§ PROMPT
Would you write out the listing verbatim and skip every picture in it?

§ RECORDED DATA
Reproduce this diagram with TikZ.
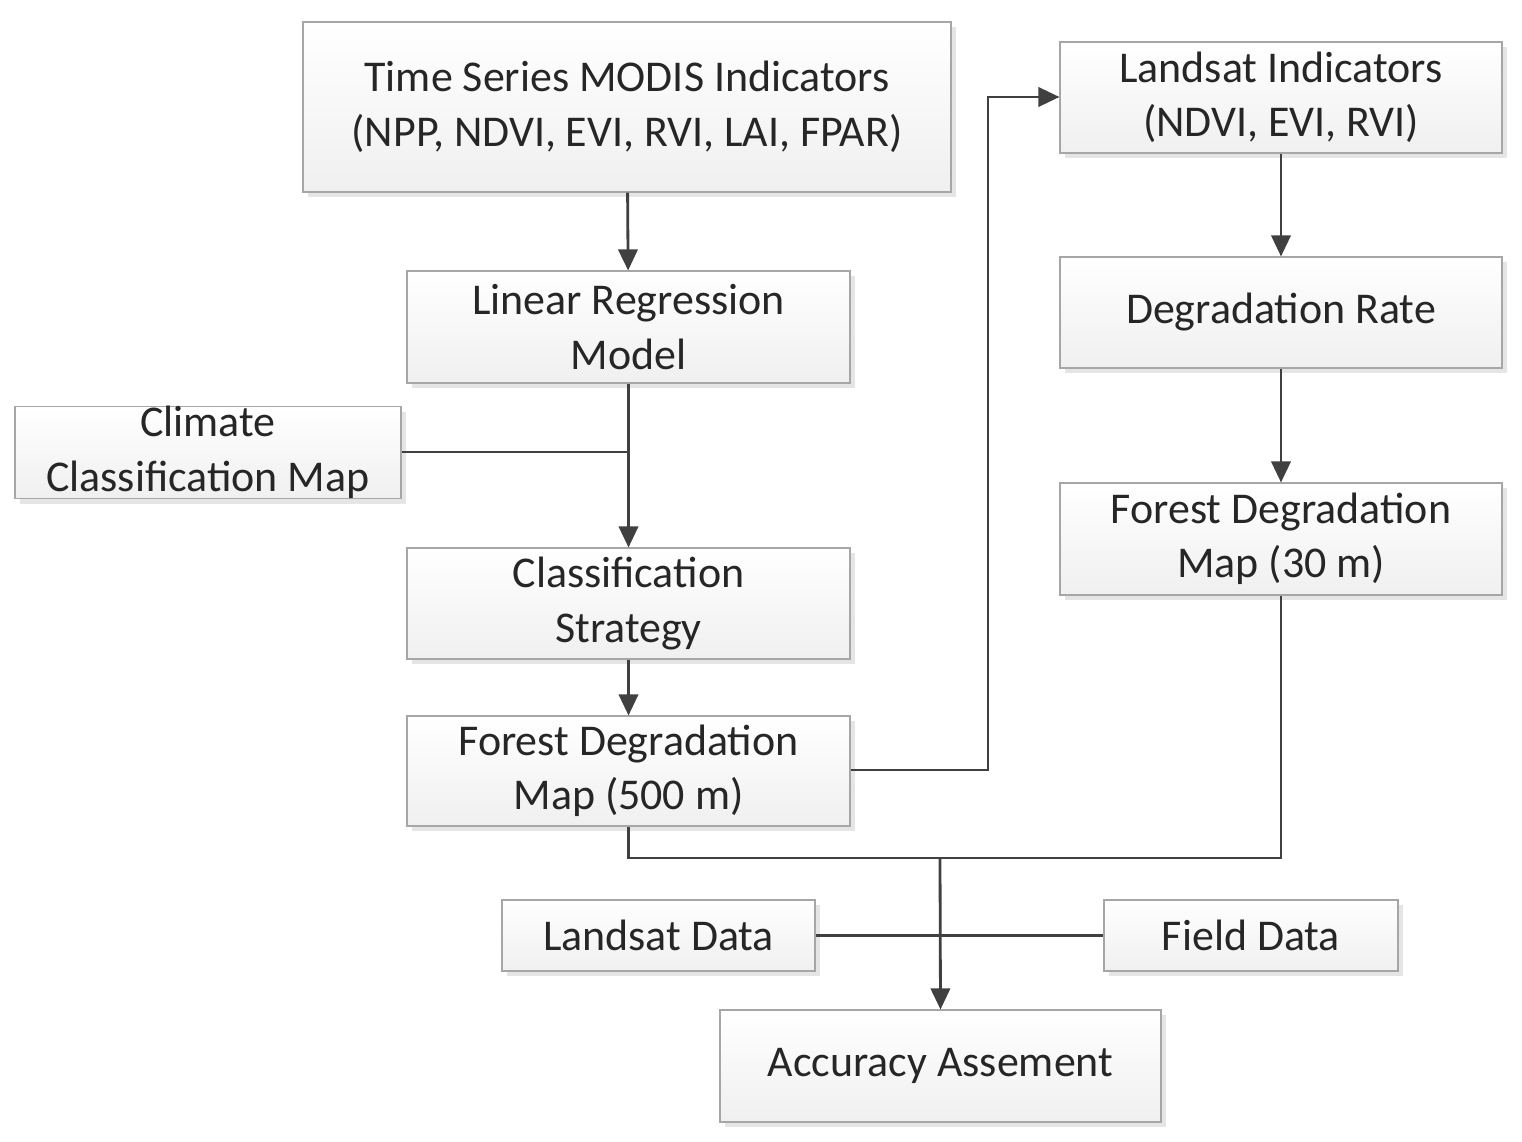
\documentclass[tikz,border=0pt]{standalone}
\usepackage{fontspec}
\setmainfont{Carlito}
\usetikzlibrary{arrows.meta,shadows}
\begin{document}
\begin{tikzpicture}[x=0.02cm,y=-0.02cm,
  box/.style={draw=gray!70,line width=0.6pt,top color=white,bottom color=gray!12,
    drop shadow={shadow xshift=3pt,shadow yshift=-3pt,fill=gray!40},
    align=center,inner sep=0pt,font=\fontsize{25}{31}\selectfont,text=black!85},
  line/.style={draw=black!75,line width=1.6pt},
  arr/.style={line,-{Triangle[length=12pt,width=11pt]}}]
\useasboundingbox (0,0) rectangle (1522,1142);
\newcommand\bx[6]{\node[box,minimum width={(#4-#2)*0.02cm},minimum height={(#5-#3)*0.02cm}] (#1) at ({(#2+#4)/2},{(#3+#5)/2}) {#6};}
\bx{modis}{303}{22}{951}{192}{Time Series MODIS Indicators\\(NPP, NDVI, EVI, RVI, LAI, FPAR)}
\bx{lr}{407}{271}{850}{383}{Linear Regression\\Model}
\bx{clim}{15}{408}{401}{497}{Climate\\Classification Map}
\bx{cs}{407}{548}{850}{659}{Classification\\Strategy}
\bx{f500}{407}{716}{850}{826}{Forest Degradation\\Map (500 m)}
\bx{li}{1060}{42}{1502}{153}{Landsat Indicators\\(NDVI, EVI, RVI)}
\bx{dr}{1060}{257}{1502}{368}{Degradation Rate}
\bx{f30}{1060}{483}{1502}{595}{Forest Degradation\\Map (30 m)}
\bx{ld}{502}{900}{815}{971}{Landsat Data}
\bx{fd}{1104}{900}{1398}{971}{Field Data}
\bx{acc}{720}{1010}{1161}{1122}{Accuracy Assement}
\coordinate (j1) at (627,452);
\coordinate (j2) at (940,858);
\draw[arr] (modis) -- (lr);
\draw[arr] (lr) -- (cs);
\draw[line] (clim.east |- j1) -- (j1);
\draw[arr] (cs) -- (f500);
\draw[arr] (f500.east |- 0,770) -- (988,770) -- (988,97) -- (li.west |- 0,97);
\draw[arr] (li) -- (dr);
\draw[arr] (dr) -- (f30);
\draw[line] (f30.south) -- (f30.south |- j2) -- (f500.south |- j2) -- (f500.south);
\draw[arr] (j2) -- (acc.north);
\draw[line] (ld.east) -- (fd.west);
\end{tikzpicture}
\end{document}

§ ANSWER TO THIS PROBLEM
Reproduce this diagram with TikZ.
\documentclass[tikz,border=0pt]{standalone}
\usepackage{fontspec}
\setmainfont{Carlito}
\usetikzlibrary{arrows.meta,shadows}
\begin{document}
\begin{tikzpicture}[x=0.02cm,y=-0.02cm,
  box/.style={draw=gray!70,line width=0.6pt,top color=white,bottom color=gray!12,
    drop shadow={shadow xshift=3pt,shadow yshift=-3pt,fill=gray!40},
    align=center,inner sep=0pt,font=\fontsize{25}{31}\selectfont,text=black!85},
  line/.style={draw=black!75,line width=1.6pt},
  arr/.style={line,-{Triangle[length=12pt,width=11pt]}}]
\useasboundingbox (0,0) rectangle (1522,1142);
\newcommand\bx[6]{\node[box,minimum width={(#4-#2)*0.02cm},minimum height={(#5-#3)*0.02cm}] (#1) at ({(#2+#4)/2},{(#3+#5)/2}) {#6};}
\bx{modis}{303}{22}{951}{192}{Time Series MODIS Indicators\\(NPP, NDVI, EVI, RVI, LAI, FPAR)}
\bx{lr}{407}{271}{850}{383}{Linear Regression\\Model}
\bx{clim}{15}{408}{401}{497}{Climate\\Classification Map}
\bx{cs}{407}{548}{850}{659}{Classification\\Strategy}
\bx{f500}{407}{716}{850}{826}{Forest Degradation\\Map (500 m)}
\bx{li}{1060}{42}{1502}{153}{Landsat Indicators\\(NDVI, EVI, RVI)}
\bx{dr}{1060}{257}{1502}{368}{Degradation Rate}
\bx{f30}{1060}{483}{1502}{595}{Forest Degradation\\Map (30 m)}
\bx{ld}{502}{900}{815}{971}{Landsat Data}
\bx{fd}{1104}{900}{1398}{971}{Field Data}
\bx{acc}{720}{1010}{1161}{1122}{Accuracy Assement}
\coordinate (j1) at (627,452);
\coordinate (j2) at (940,858);
\draw[arr] (modis) -- (lr);
\draw[arr] (lr) -- (cs);
\draw[line] (clim.east |- j1) -- (j1);
\draw[arr] (cs) -- (f500);
\draw[arr] (f500.east |- 0,770) -- (988,770) -- (988,97) -- (li.west |- 0,97);
\draw[arr] (li) -- (dr);
\draw[arr] (dr) -- (f30);
\draw[line] (f30.south) -- (f30.south |- j2) -- (f500.south |- j2) -- (f500.south);
\draw[arr] (j2) -- (acc.north);
\draw[line] (ld.east) -- (fd.west);
\end{tikzpicture}
\end{document}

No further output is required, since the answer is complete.